Through rigorous evaluation of prediction accuracy, generalization capacity, computational efficiency, and explainability via SHAP analysis, we found that LightGBM offers the best balance. It delivers high accuracy with controlled overfitting and fast inference, making it well-suited for integration into a real-time Grasshopper-based application.
The outcome is not only a robust prediction model but also a transparent, interactive workflow that enables designers and decision-makers to estimate the environmental impact of their designs with immediate feedback, empowering more sustainable choices from the earliest design stages.
——————————————————————————————————————————————————————————————————————————-
Next Steps
The work is far from being done…
This diagram outlines future directions to enhance the current data-driven framework for building performance assessment, with a focus on expanding its scope, improving environmental depth, and increasing flexibility.

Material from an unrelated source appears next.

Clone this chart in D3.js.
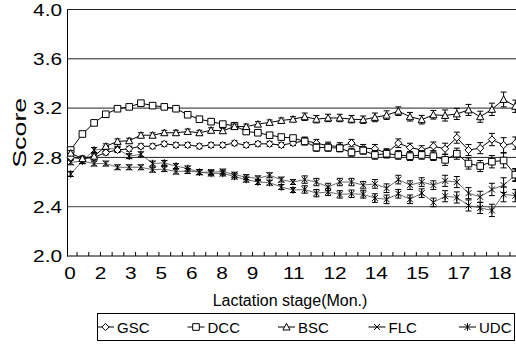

One key development is the call to assess non-residential typologies and detach the workflow from the Building Data Generator (BDG). By decoupling from the BDG and introducing new building types, such as offices, schools, or commercial spaces, the system can move beyond its current residential focus, making it more broadly applicable across the built environment.
Equally important is the proposal to expand the operational analysis to include a wider range of climates, HVAC systems, and energy scenarios. This would enable the model to account for regional variations, simulate future grid conditions, and assess the impact of more efficient building envelopes under different environmental contexts. Such flexibility would support robust scenario planning and enhance the model’s usefulness for climate-responsive design.
In parallel, there is an opportunity to deepen the environmental modeling by introducing facade layers and additional sustainability indicators beyond Global Warming Potential (GWP). Metrics such as embodied energy, water usage, and material circularity could provide a more comprehensive view of environmental impact, aligning the tool with broader life-cycle thinking.
Finally, strengthening the construction database, by enriching material emissions data and refining the applicability of material layers, would improve the accuracy and realism of both material quantity estimations and lifecycle assessments. This would better ground the model in construction practice and regional material standards.
Together, these proposed enhancements chart a clear path forward: making the framework more inclusive, scalable, and aligned with both environmental goals and real-world complexity.